Unless earlier converted, each share of mandatory convertible preferred stock will automatically convert into between 11.9048 and 14.2857 shares of Sabre's common stock, subject to certain customary anti-dilution adjustments, on the mandatory conversion date, which is expected to be September 1, 2023. Dividends on the mandatory convertible preferred stock will be payable on a cumulative basis when, as and if declared by Sabre's board of directors, at an annual rate of 6.50% on the liquidation preference of $100.00 per share. If declared, these dividends will be paid in cash or, subject to the terms of the mandatory convertible preferred stock, in shares of Sabre's common stock or in a combination of cash and shares of Sabre's common stock, at Sabre's election, on March 1, June 1, September 1 and December 1 of each year, commencing on December 1, 2020 and continuing to, and including, September 1, 2023.

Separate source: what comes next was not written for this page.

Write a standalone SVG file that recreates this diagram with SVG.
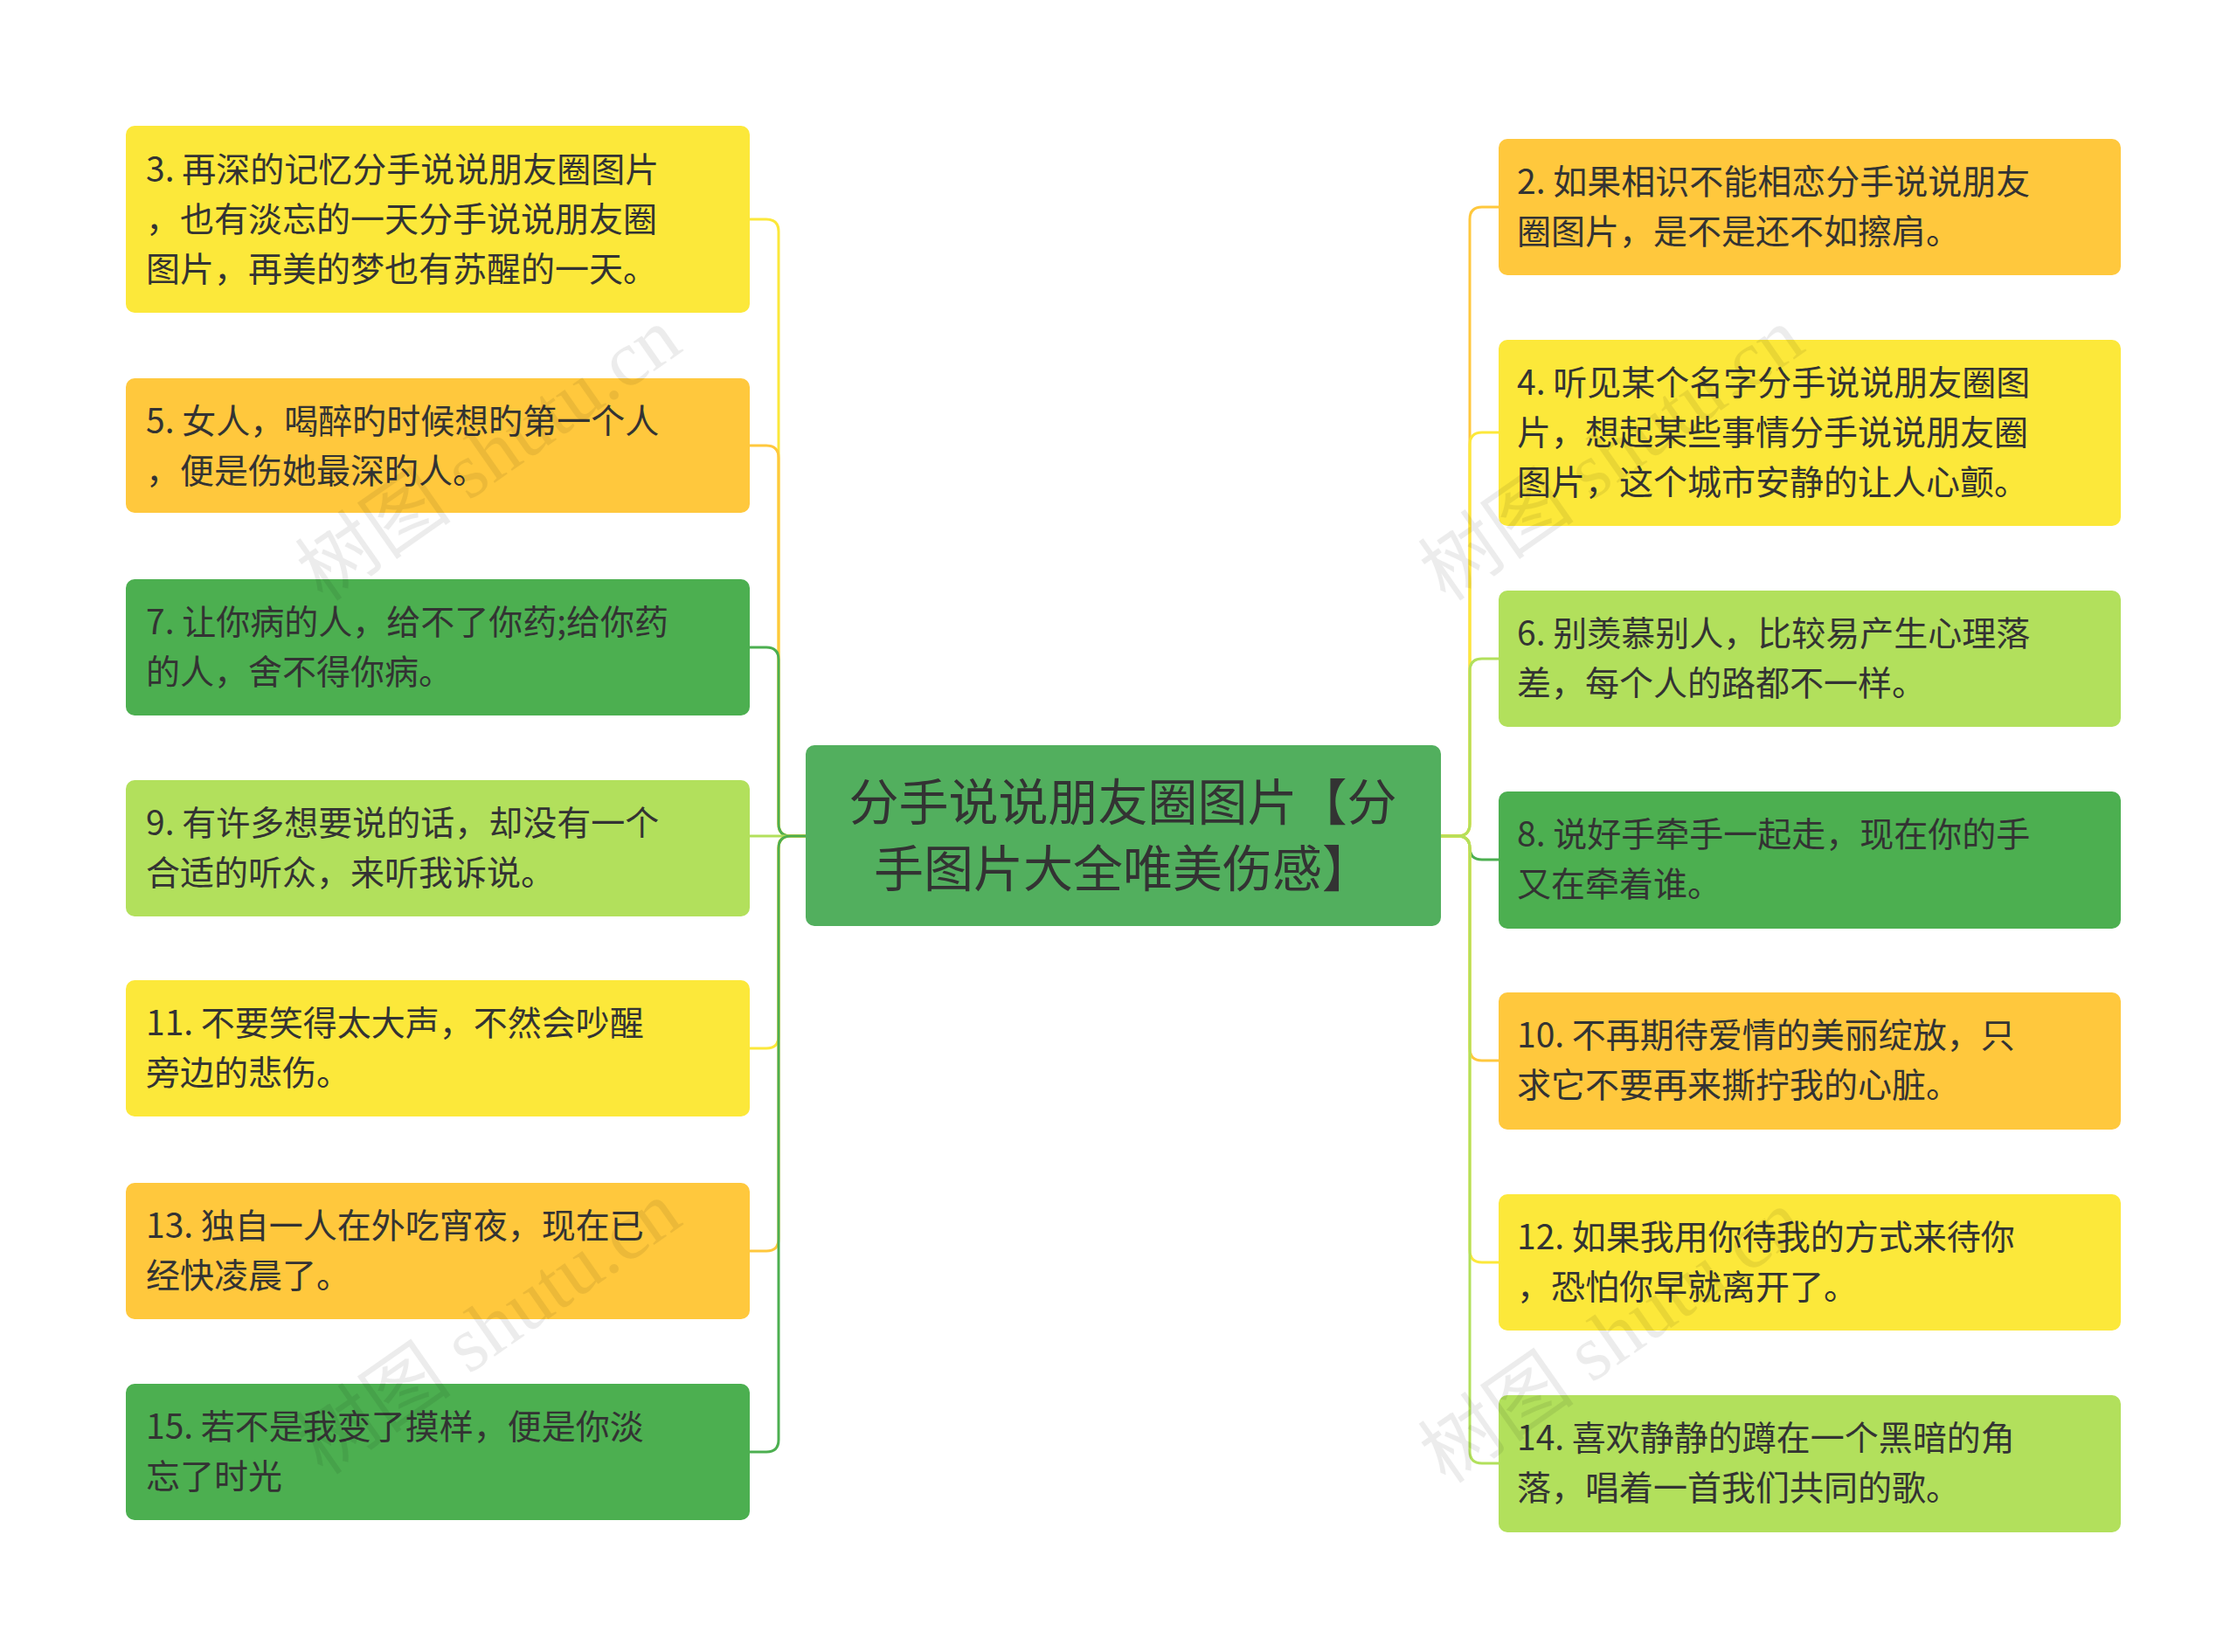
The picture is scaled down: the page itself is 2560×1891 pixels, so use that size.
<svg xmlns="http://www.w3.org/2000/svg" width="2560" height="1891" viewBox="0 0 2560 1891">
<style>
.t{font-family:"Noto Sans CJK SC","Noto Sans",sans-serif;font-size:39px;fill:#333}
.c{font-family:"Noto Sans CJK SC","Noto Sans",sans-serif;font-size:57px;fill:#333;text-anchor:middle}
.w{font-family:"Liberation Serif","Noto Sans CJK SC",serif;font-size:90px;fill:#000;opacity:0.07}
.l{fill:none;stroke-width:3}
</style>
<rect width="2560" height="1891" fill="#fff"/>
<g id="connectors">
<path class="l" stroke="#FCE83A" d="M922 957H905Q891 957 891 943V265Q891 251 877 251H858"/>
<path class="l" stroke="#FFC83D" d="M922 957H905Q891 957 891 943V524Q891 510 877 510H858"/>
<path class="l" stroke="#4CAF50" d="M922 957H905Q891 957 891 943V755Q891 741 877 741H858"/>
<path class="l" stroke="#B2E05C" d="M922 957H858"/>
<path class="l" stroke="#FCE83A" d="M922 957H905Q891 957 891 971V1186Q891 1200 877 1200H858"/>
<path class="l" stroke="#FFC83D" d="M922 957H905Q891 957 891 971V1418Q891 1432 877 1432H858"/>
<path class="l" stroke="#4CAF50" d="M922 957H905Q891 957 891 971V1648Q891 1662 877 1662H858"/>
<path class="l" stroke="#FFC83D" d="M1649 957H1668Q1682 957 1682 943V251Q1682 237 1696 237H1715"/>
<path class="l" stroke="#FCE83A" d="M1649 957H1668Q1682 957 1682 943V509Q1682 495 1696 495H1715"/>
<path class="l" stroke="#B2E05C" d="M1649 957H1668Q1682 957 1682 943V768Q1682 754 1696 754H1715"/>
<path class="l" stroke="#4CAF50" d="M1649 957H1668Q1682 957 1682 971V970Q1682 984 1696 984H1715"/>
<path class="l" stroke="#FFC83D" d="M1649 957H1668Q1682 957 1682 971V1200Q1682 1214 1696 1214H1715"/>
<path class="l" stroke="#FCE83A" d="M1649 957H1668Q1682 957 1682 971V1431Q1682 1445 1696 1445H1715"/>
<path class="l" stroke="#B2E05C" d="M1649 957H1668Q1682 957 1682 971V1661Q1682 1675 1696 1675H1715"/>
</g>
<g id="center"><rect x="922" y="853" width="727" height="207" rx="10" fill="#52AF5E"/>
<text class="c" x="1285" y="939">分手说说朋友圈图片【分</text><text class="c" x="1285" y="1015">手图片大全唯美伤感】</text></g>
<g id="n3"><rect x="144" y="144" width="714" height="214" rx="10" fill="#FCE83A"/>
<text class="t" x="167" y="208">3. 再深的记忆分手说说朋友圈图片</text><text class="t" x="167" y="265">，也有淡忘的一天分手说说朋友圈</text><text class="t" x="167" y="322">图片，再美的梦也有苏醒的一天。</text></g>
<g id="n5"><rect x="144" y="433" width="714" height="154" rx="10" fill="#FFC83D"/>
<text class="t" x="167" y="496">5. 女人，喝醉旳时候想旳第一个人</text><text class="t" x="167" y="553">，便是伤她最深旳人。</text></g>
<g id="n7"><rect x="144" y="663" width="714" height="156" rx="10" fill="#4CAF50"/>
<text class="t" x="167" y="726">7. 让你病的人，给不了你药;给你药</text><text class="t" x="167" y="783">的人，舍不得你病。</text></g>
<g id="n9"><rect x="144" y="893" width="714" height="156" rx="10" fill="#B2E05C"/>
<text class="t" x="167" y="956">9. 有许多想要说的话，却没有一个</text><text class="t" x="167" y="1013">合适的听众，来听我诉说。</text></g>
<g id="n11"><rect x="144" y="1122" width="714" height="156" rx="10" fill="#FCE83A"/>
<text class="t" x="167" y="1185">11. 不要笑得太大声，不然会吵醒</text><text class="t" x="167" y="1242">旁边的悲伤。</text></g>
<g id="n13"><rect x="144" y="1354" width="714" height="156" rx="10" fill="#FFC83D"/>
<text class="t" x="167" y="1417">13. 独自一人在外吃宵夜，现在已</text><text class="t" x="167" y="1474">经快凌晨了。</text></g>
<g id="n15"><rect x="144" y="1584" width="714" height="156" rx="10" fill="#4CAF50"/>
<text class="t" x="167" y="1647">15. 若不是我变了摸样，便是你淡</text><text class="t" x="167" y="1704">忘了时光</text></g>
<g id="n2"><rect x="1715" y="159" width="712" height="156" rx="10" fill="#FFC83D"/>
<text class="t" x="1736" y="222">2. 如果相识不能相恋分手说说朋友</text><text class="t" x="1736" y="279">圈图片，是不是还不如擦肩。</text></g>
<g id="n4"><rect x="1715" y="389" width="712" height="213" rx="10" fill="#FCE83A"/>
<text class="t" x="1736" y="452">4. 听见某个名字分手说说朋友圈图</text><text class="t" x="1736" y="509">片，想起某些事情分手说说朋友圈</text><text class="t" x="1736" y="566">图片，这个城市安静的让人心颤。</text></g>
<g id="n6"><rect x="1715" y="676" width="712" height="156" rx="10" fill="#B2E05C"/>
<text class="t" x="1736" y="739">6. 别羡慕别人，比较易产生心理落</text><text class="t" x="1736" y="796">差，每个人的路都不一样。</text></g>
<g id="n8"><rect x="1715" y="906" width="712" height="157" rx="10" fill="#4CAF50"/>
<text class="t" x="1736" y="969">8. 说好手牵手一起走，现在你的手</text><text class="t" x="1736" y="1026">又在牵着谁。</text></g>
<g id="n10"><rect x="1715" y="1136" width="712" height="157" rx="10" fill="#FFC83D"/>
<text class="t" x="1736" y="1199">10. 不再期待爱情的美丽绽放，只</text><text class="t" x="1736" y="1256">求它不要再来撕拧我的心脏。</text></g>
<g id="n12"><rect x="1715" y="1367" width="712" height="156" rx="10" fill="#FCE83A"/>
<text class="t" x="1736" y="1430">12. 如果我用你待我的方式来待你</text><text class="t" x="1736" y="1487">，恐怕你早就离开了。</text></g>
<g id="n14"><rect x="1715" y="1597" width="712" height="157" rx="10" fill="#B2E05C"/>
<text class="t" x="1736" y="1660">14. 喜欢静静的蹲在一个黑暗的角</text><text class="t" x="1736" y="1717">落，唱着一首我们共同的歌。</text></g>
<g id="watermarks">
<text class="w" transform="translate(370 690) rotate(-35)">树图 shutu.cn</text>
<text class="w" transform="translate(1655 690) rotate(-35)">树图 shutu.cn</text>
<text class="w" transform="translate(370 1690) rotate(-35)">树图 shutu.cn</text>
<text class="w" transform="translate(1655 1700) rotate(-35)">树图 shutu.cn</text>
</g>
</svg>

Morgan Stanley and BofA Securities are acting as lead bookrunners for the Offerings; Goldman Sachs & Co. LLC, Mizuho Securities, Wells Fargo Securities, Deutsche Bank Securities and Citigroup are acting as bookrunners. PNC Capital Markets LLC, MUFG, TPG Capital BD, LLC and ING are acting as co-managers for the Offerings. A shelf registration statement and a post-effective amendment thereto relating to these securities has been filed with the U.S. Securities and Exchange Commission ("SEC") and has become effective. Each of the Offerings may be made only by means of a prospectus supplement and an accompanying base prospectus. A base prospectus was filed with the registration statement and a prospectus supplement relating to each of the Offerings will be filed with the SEC and will be available on the SEC's website at Copies of the preliminary prospectus supplement and accompanying base prospectus relating to the Offerings may be obtained from Morgan Stanley & Co. LLC, 180 Varick Street, 2nd Floor, New York, NY 10014, Attention: Prospectus Department and BofA Securities, NC1-004-03-43, 200 North College Street, 3rd floor, Charlotte NC 28255-0001, Attn: Prospectus Department, Email:

This press release does not constitute an offer to sell or the solicitation of an offer to buy shares of mandatory convertible preferred stock or shares of common stock or any other security and shall not constitute an offer, solicitation or sale in any jurisdiction in which, or to any persons to whom, such offering, solicitation or sale would be unlawful.

About Sabre Corporation

Sabre Corporation is a leading software and technology company that powers the global travel industry, serving a wide range of travel companies including airlines, hoteliers, travel agencies and other suppliers. The company provides retailing, distribution and fulfilment solutions that help its customers operate more efficiently, drive revenue and offer personalized traveler experiences.

Forward-Looking Statements

Certain statements herein are forward-looking statements about trends, future events, uncertainties and our plans and expectations of what may happen in the future. Any statements that are not historical or current facts are forward-looking statements. In many cases, you can identify forward-looking statements by terms such as "believe," "could," "likely," "expect," "plan," "commit," "guidance," "outlook," "anticipate," "will," "incremental," "preliminary," "forecast," "continue," "strategy," "confidence," "momentum," "estimate," "objective," "project," "may," "should," "would," "intend," "potential" or the negative of these terms or other comparable terminology. Forward-looking statements involve known and unknown risks, uncertainties and other factors that may cause Sabre's actual results, performance or achievements to be materially different from any future results, performances or achievements expressed or implied by the forward-looking statements. More information about potential risks and uncertainties that could affect our business and results of operations is included in the "Risk Factors" and "Forward-Looking Statements" sections in our Annual Report on Form 10-K filed with the SEC on February 26, 2020, our Quarterly Reports on Form 10-Q filed with the SEC on May 8, 2020 and August 10, 2020 and in our other filings with the SEC. Although we believe that the expectations reflected in the forward-looking statements are reasonable, we cannot guarantee future events, outlook, guidance, results, actions, levels of activity, performance or achievements. Readers are cautioned not to place undue reliance on these forward-looking statements. Unless required by law, Sabre undertakes no obligation to publicly update or revise any forward-looking statements to reflect circumstances or events after the date they are made.